Past and current climate change

This section describes long-term observed climatic changes in atmospheric parameters. The focus is on surface climate conditions, but changes in atmospheric circulation are discussed as they often are behind climatic variability seen on regional and local scales. For a summary introduction on mean atmospheric states and conditions in the Baltic Sea Basin see Annex 1.2 with sections on the general atmospheric circulation (A.1.2.1), surface air temperature (A.1.2.2), precipitation (A.1.2.3), clouds (A.1.2.4), and global radiation (A.1.2.5).

Variability and trends in daily minimum and maximum temperatures and in the diurnal temperature range in Lithuania, Latvia and Estonia in 1951–2010

Spatial distribution and trends in mean and absolute maximum and minimum temperatures and in the diurnal temperature range were analysed at 47 stations in the eastern Baltic region (Lithuania, Latvia and Estonia) during 1951–2010. Dependence of the studied variables on geographical factors (latitude, the Baltic Sea, land elevation) is discussed. Statistically significant increasing trends in maximum and minimum temperatures were detected for March, April, July, August and annual values. At the majority of stations, the increase was detected also in February and May in case of maximum temperature and in January and May in case of minimum temperature. Warming was slightly higher in the northern part of the study area, i.e. in Estonia. Trends in the diurnal temperature range differ seasonally. The highest increasing trend revealed in April and, at some stations, also in May, July and August. Negative and mostly insignificant changes have occurred in January, February, March and June. The annual temperature range has not changed.

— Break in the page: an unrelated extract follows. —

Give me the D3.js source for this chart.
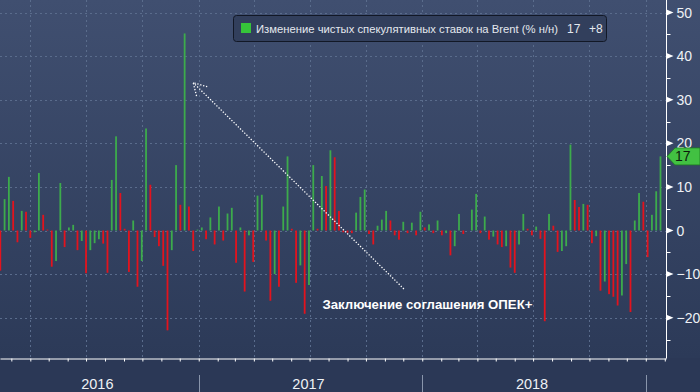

Dendroclimatic signals of pedunculate oak (Quercus robur L.) in Estonia

This study investigates the climate impact on the radial increment of pedunculate oak (Quercus robur L.) in Estonia at the species’ northern distribution limit. Tree-ring width series of 162 living oaks were compiled into three regional chronologies—western (1646–2008), northeastern (1736–2011), and southeastern Estonia (1912–2011). Although these regional growth patterns are similar to each other and even to the growth patterns in adjacent regions, spatial differences in growth responses to climate were established. Thus, oaks growing on shallow soil in western Estonia are positively influenced by summer (June–August) precipitation, and oaks on the deeper soil in northeastern Estonia are favoured by June temperature, while oaks in the southeastern part of the country depend on both July precipitation and temperature. These relationships are pronounced especially in pointer years. However, due to the impact of regional weather fluctuations on tree growth, there is a lack of correspondence between the local and the pan-European pointer years. In addition, our research presents the first tree-ring-based palaeoclimatic reconstruction for the country. Although the created model has relatively low predictive skill describing less than a quarter of the variance in actual summer precipitation in western Estonia, it has passable capacity of detecting past rainfall extremes.

Spatial response of two European atmospheric circulation classifications (data 1901–2010)

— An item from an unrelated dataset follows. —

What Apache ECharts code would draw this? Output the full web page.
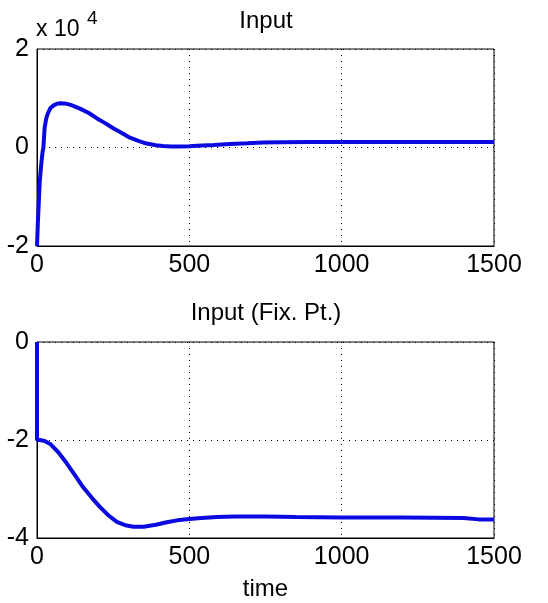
<!DOCTYPE html>
<html>
<head>
<meta charset="utf-8">
<script src="https://cdn.jsdelivr.net/npm/echarts@6/dist/echarts.min.js"></script>
<style>
html,body{margin:0;padding:0;background:#fff;}
#c{width:548px;height:603px;}
</style>
</head>
<body>
<div id="c"></div>
<script>
// ---- data ----
const xTicks = [0, 500, 1000, 1500];
const topTitle = "Input";
const bottomTitle = "Input (Fix. Pt.)";
const xName = "time";

const topTime = [0, 3, 6, 9, 13, 18, 21, 25, 30, 36, 44, 53, 64, 75, 90, 108, 125, 141, 170, 197, 225, 250, 280, 305, 335, 360, 390, 414, 440, 469, 500, 525, 580, 634, 690, 742, 800, 900, 1000, 1100, 1200, 1300, 1400, 1500];
const topValue = [-20000, -15000, -11000, -7000, -4000, -1000, 0, 4000, 5800, 7000, 8000, 8500, 8850, 9000, 8950, 8700, 8300, 7900, 7000, 5900, 4900, 3900, 2900, 2000, 1300, 800, 450, 300, 220, 200, 250, 350, 500, 700, 850, 1000, 1050, 1100, 1100, 1100, 1100, 1100, 1100, 1100];

const botTime = [0, 0, 10, 25, 43, 70, 97, 125, 151, 180, 207, 235, 262, 290, 316, 350, 390, 426, 460, 500, 540, 590, 650, 750, 850, 1000, 1200, 1400, 1450, 1500];
const botValue = [0, -2, -2.0, -2.02, -2.08, -2.25, -2.47, -2.72, -2.96, -3.18, -3.37, -3.54, -3.67, -3.74, -3.77, -3.77, -3.73, -3.68, -3.64, -3.61, -3.59, -3.57, -3.56, -3.56, -3.57, -3.58, -3.58, -3.59, -3.62, -3.62];

const topY = {min: -20000, max: 20000, interval: 20000, scale: 10000};
const botY = {min: -4, max: 0, interval: 2};

// ---- chart ----
const FONT = "'Liberation Sans', Arial, Helvetica, sans-serif";
const BLUE = '#0a0ae0';
const chart = echarts.init(document.getElementById('c'), null, {renderer: 'canvas'});

function xAxisCfg(gi, withName) {
  const o = {
    type: 'value', gridIndex: gi, min: xTicks[0], max: xTicks[xTicks.length - 1], interval: xTicks[1] - xTicks[0],
    axisLine: {show: true, onZero: false, lineStyle: {color: '#000', width: 1}},
    axisTick: {show: false},
    axisLabel: {color: '#000', fontSize: 25, fontFamily: FONT, margin: 7, formatter: v => String(v)},
    splitLine: {show: true, lineStyle: {color: '#000', width: 1, type: [1, 5]}}
  };
  if (withName) {
    o.name = xName; o.nameLocation = 'middle'; o.nameGap = 39;
    o.nameTextStyle = {color: '#000', fontSize: 24, fontFamily: FONT};
  }
  return o;
}
function yAxisCfg(gi, cfg, fmt) {
  return {
    type: 'value', gridIndex: gi, min: cfg.min, max: cfg.max, interval: cfg.interval,
    axisLine: {show: true, onZero: false, lineStyle: {color: '#000', width: 1}},
    axisTick: {show: false},
    axisLabel: {color: '#000', fontSize: 25, fontFamily: FONT, margin: 8, formatter: fmt},
    splitLine: {show: true, lineStyle: {color: '#000', width: 1, type: [1, 5]}}
  };
}

chart.setOption({
  animation: false,
  backgroundColor: '#fff',
  grid: [
    {left: 37, top: 49, width: 457, height: 197, show: true, borderColor: '#000', borderWidth: 1, backgroundColor: 'transparent'},
    {left: 37, top: 342, width: 457, height: 196, show: true, borderColor: '#000', borderWidth: 1, backgroundColor: 'transparent'}
  ],
  xAxis: [xAxisCfg(0, false), xAxisCfg(1, true)],
  yAxis: [
    yAxisCfg(0, topY, v => String(Math.round(v / topY.scale))),
    yAxisCfg(1, botY, v => String(v))
  ],
  graphic: [
    {type: 'text', x: 266, y: 21, style: {text: topTitle, fill: '#000', fontSize: 24, fontFamily: FONT, align: 'center', verticalAlign: 'middle'}},
    {type: 'text', x: 266, y: 313, style: {text: bottomTitle, fill: '#000', fontSize: 24, fontFamily: FONT, align: 'center', verticalAlign: 'middle'}},
    {type: 'text', x: 36, y: 30, style: {text: 'x 10', fill: '#000', fontSize: 23, fontFamily: FONT, align: 'left', verticalAlign: 'middle'}},
    {type: 'text', x: 87, y: 19, style: {text: '4', fill: '#000', fontSize: 19, fontFamily: FONT, align: 'left', verticalAlign: 'middle'}}
  ],
  series: [
    {type: 'line', xAxisIndex: 0, yAxisIndex: 0, symbol: 'none', smooth: false,
     lineStyle: {color: BLUE, width: 4}, itemStyle: {color: BLUE},
     data: topTime.map((t, i) => [t, topValue[i]])},
    {type: 'line', xAxisIndex: 1, yAxisIndex: 1, symbol: 'none', smooth: false,
     lineStyle: {color: BLUE, width: 4}, itemStyle: {color: BLUE},
     data: botTime.map((t, i) => [t, botValue[i]])}
  ]
});
</script>
</body>
</html>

Air pressure field and circulation pattern frequencies were investigated to (1) locate and compare positions of the underlying pressure fields, (2) analyse the spatial dimension of affected areas, (3) create schematic maps of important circulation types and (4) compare the classification types in their response to the data. Two manual classifications were used, selected for the length of their time series and their applicability to a larger region: the Grosswetterlagen classification (GWLc) and the Vangengeim–Girs classification (VGc). Their time series were correlated with a global set of gridded monthly sea-level pressure data. Results show the different conceptual orientation of VGc (hemispheric) and GWLc (continental). The highest correlation values and the largest affected areas are visible in winter, where patterns frequently extended into northern Africa and western Asia. Schematic maps, illustrating the average location of main pressure centres, are provided for basic classes of both classifications. Re-arranging GWLc subtypes increases the classifications comparability with the VGc. Analysis of moving correlation coefficients reveals high fluctuations in the relation of both classifications over time.

Climatology of precipitation extremes in Estonia using the method of moving precipitation totals

A method of moving precipitation totals is described and applied for the analysis of precipitation extremes in Estonia. Numbers of extremely wet and extremely dry days and other indices of precipitation extremes were calculated using the daily precipitation data measured at 51 stations over Estonia during 1957–2009. Mean regularities of spatial and seasonal distribution were determined. Long-term changes were detected using Sens method and Mann–Kendall test. The highest risk of heavy precipitation is in the regions of higher mean precipitation on the uplands and on the belt of higher precipitation in the western part of continental Estonia. Wet spells have their sharp maxima in July and August. The highest risk of droughts is observed in the coastal regions of West Estonia. In the coastal area, droughts appear mostly in the first half of summer, while in the eastern Estonia, they are usually observed during the second half of summer. Extreme precipitation events have become more frequent and intense. Statistically significant increasing trends were, first of all, found in the time series of winter extreme precipitation indices. In summer and autumn, trends existed in some indices, but in spring, there were no trends at all. There were no trends in time series of dryness indices in Estonia in 1957–2009.